A senior engineer does not switch paradigms on instinct. They switch on evidence.

Tools to know:

• JFR (Java Flight Recorder). Allocation pressure, hot methods, lock contention, GC pauses. Almost free in production.
• async-profiler. Flame graphs with native frames. The first place to look for "why is this slow".
• JMH. Microbenchmarks with proper warmup and dead-code elimination. Never trust a System.nanoTime() loop.
• PrintCompilation / PrintInlining / -XX:+UnlockDiagnosticVMOptions. Find megamorphic call sites and inlining failures.

Heuristics for actually switching paradigm in a hot region:

1. The region accounts for more than 5% of CPU in production (otherwise the change does not matter).
2. Allocation rate is over 100 MB/s, or the loop is dominated by virtual calls, or the cache miss rate is high.
3. You have a benchmark that reproduces the bottleneck outside production.
4. You can wall off the region behind a small API so the rest of the codebase stays OO.

If any of those four fails, keep the rich domain and move on.

A frequent failure mode is "speculative DoD": rewriting an aggregate as a column store because someone read a blog post. The rewrite usually wins a microbenchmark, loses a production benchmark, and costs three sprints of domain-model regression. Without a JFR profile pointing at the exact bottleneck, do not start.

10. Trade-offs of mixed paradigms in one codebase¶

A codebase that uses OO in the domain and DoD in hot loops pays real costs:

• Cognitive switching. Engineers must hold two mental models. A new hire sees aggregates and then sees double[] xs, double[] ys, and asks why.
• Boundary cost. Translating between OO objects and columnar buffers happens at the seam. If the seam moves on every commit, the translation churn dominates the savings.
• Tooling. Static analysis, refactoring tools, and code generators are built for OO. A column-of-bytes inner loop is largely unsupported by your IDE's refactoring engine.
• Testing strategy. OO favors fine-grained unit tests; DoD favors property tests and benchmarks. The two test pyramids look different.

The way to make the mix tolerable:

• Stable seams. Define one or two boundary types (an Event, a Row, a Frame) and translate at those boundaries only.
• One paradigm per package. Inside domain.order, it is OO. Inside hot.matching, it is DoD. No mixing within a class.
• Document the rationale. Every DoD module gets a short comment that says what profile evidence forced the shift. Without it, juniors will OO-ify the hot loop and undo the win.
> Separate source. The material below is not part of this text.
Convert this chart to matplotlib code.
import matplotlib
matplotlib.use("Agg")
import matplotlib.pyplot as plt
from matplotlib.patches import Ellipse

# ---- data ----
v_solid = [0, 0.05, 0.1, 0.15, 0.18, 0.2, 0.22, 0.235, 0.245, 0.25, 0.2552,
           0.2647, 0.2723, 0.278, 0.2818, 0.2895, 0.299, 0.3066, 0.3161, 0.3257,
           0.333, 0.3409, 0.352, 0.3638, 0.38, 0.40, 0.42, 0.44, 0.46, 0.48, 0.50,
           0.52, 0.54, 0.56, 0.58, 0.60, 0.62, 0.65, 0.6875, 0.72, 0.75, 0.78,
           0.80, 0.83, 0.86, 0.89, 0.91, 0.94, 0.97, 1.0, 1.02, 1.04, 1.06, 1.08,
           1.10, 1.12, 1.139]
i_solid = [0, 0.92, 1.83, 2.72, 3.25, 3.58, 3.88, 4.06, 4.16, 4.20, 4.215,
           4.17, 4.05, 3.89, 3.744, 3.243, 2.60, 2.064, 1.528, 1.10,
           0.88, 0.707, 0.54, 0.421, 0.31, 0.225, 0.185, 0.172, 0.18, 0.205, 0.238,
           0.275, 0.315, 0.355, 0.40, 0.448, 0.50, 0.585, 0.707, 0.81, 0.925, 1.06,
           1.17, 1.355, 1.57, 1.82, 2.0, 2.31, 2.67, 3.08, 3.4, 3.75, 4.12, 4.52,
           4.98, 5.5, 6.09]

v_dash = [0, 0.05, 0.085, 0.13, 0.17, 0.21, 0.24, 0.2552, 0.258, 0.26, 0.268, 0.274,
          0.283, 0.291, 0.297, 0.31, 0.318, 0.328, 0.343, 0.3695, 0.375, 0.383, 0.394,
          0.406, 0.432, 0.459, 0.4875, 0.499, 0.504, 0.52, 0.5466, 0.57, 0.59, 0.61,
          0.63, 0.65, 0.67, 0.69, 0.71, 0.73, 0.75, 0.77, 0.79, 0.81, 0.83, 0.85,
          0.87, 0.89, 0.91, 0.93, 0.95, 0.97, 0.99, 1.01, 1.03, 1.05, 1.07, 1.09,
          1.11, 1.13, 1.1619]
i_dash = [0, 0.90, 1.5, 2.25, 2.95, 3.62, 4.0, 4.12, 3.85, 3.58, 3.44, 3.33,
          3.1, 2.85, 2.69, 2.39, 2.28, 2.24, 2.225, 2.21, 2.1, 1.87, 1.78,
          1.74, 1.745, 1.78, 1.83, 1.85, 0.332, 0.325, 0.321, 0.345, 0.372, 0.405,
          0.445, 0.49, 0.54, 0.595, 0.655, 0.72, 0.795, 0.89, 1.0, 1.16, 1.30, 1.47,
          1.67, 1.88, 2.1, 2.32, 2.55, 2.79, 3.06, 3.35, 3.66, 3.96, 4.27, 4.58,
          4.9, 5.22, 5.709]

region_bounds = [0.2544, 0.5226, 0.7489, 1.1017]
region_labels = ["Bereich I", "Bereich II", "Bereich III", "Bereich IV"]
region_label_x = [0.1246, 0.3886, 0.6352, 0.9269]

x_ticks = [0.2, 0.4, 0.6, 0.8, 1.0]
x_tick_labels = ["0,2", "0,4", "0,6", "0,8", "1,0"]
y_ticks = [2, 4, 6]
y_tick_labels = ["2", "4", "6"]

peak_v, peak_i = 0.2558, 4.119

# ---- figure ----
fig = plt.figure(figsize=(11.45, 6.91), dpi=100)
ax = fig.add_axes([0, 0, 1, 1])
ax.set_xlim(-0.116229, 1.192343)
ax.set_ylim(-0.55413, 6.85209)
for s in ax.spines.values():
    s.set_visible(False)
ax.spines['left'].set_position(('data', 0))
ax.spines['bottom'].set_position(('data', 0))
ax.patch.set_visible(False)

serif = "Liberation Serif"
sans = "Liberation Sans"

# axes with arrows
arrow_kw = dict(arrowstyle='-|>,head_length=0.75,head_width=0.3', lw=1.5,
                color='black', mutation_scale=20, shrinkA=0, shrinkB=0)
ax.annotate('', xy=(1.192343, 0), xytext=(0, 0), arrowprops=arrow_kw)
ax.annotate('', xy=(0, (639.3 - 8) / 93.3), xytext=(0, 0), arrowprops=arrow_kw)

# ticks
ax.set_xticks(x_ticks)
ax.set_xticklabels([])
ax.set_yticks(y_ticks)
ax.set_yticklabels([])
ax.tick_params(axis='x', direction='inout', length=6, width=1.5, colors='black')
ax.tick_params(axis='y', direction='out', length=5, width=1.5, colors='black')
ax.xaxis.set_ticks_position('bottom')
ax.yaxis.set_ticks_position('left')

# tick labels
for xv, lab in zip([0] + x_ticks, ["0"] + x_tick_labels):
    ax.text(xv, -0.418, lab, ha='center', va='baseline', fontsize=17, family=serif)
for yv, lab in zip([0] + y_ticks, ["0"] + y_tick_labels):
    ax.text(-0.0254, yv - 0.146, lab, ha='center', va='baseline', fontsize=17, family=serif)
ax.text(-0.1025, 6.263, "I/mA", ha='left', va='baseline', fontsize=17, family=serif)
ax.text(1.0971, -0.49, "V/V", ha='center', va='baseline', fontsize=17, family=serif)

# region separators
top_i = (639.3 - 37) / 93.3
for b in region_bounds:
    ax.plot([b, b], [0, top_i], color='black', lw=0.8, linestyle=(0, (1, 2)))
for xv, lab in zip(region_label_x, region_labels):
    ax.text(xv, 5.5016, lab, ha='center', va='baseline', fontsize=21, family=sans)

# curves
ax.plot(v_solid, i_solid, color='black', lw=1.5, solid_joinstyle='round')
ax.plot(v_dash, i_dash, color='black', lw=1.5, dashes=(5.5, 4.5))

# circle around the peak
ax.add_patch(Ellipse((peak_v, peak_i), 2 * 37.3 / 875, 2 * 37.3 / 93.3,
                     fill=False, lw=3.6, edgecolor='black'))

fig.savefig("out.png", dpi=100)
11. The "rich-domain + pure-shell" sweet spot¶

For most enterprise systems, the configuration that ages best is:

• A rich OO domain core: aggregates, invariants, value objects, sealed result types.
• A functional adapter layer: pure mapping from DTOs to commands and from events to read models.
• A thin imperative shell: I/O, persistence, network, scheduling.
• A small DoD island, only where profiling demanded it.

// Shell: imperative, side-effecting.
public OrderResponse handle(CreateOrderRequest req) {
    var cmd = mapper.toCommand(req);                    // FP adapter
    var snap = inventoryRepo.snapshotFor(cmd.items());  // I/O
    var result = orderService.place(cmd, snap);         // OO domain core
    persist(result);                                    // I/O
    return responseMapper.from(result);                 // FP adapter
}

This is not a compromise; it is a deliberate division of labor. OO carries domain meaning. FP carries shape transformations. Imperative carries side effects. DoD carries throughput. Each paradigm does what it is best at, and you stop arguing about which one wins overall.

The honest test for whether your codebase has the right shape: pick a random aggregate, trace a single command through it, and count the layers it crosses. If the count is one (a method on the aggregate), the model is healthy. If it is six (controller, mapper, service, helper, util, repository) without any of them carrying real domain rules, you have a service-oriented data-bag design with OO syntax — and the paradigm you are paying for is not the one you are getting.

12. Quick rules¶

• Measure header overhead and allocation rate before declaring OO "too slow".
• Treat sealed records as the bridge between FP tagged unions and OO polymorphism.
• Loom retires the "one object per connection is too expensive" critique; do not cite it anymore.
• Design value-shaped types so they can become value class with one keyword.
• ECS is DoD with a vocabulary; reach for it when entity count dominates behavior count.
• Vector API and SIMD belong inside small, well-named numeric kernels — never spread across the domain.
• Hybrid systems should have stable seams; translation churn eats the throughput win.
• Switch paradigm only when production profiles, not opinions, demand it.
• Rich OO core, pure FP adapter, thin imperative shell, small DoD island — that is the long-lived shape.

13. What's next¶

Memorize this: Object Thinking's costs are concrete — headers, dispatch, GC, pointer chasing — and the JVM is steadily closing the gap with Valhalla, Loom, and the Vector API. A senior keeps a rich OO domain core, a pure FP adapter layer, and a small DoD island where profiling proves it earns its keep; paradigm shifts are local engineering decisions, justified by evidence and walled off behind stable seams.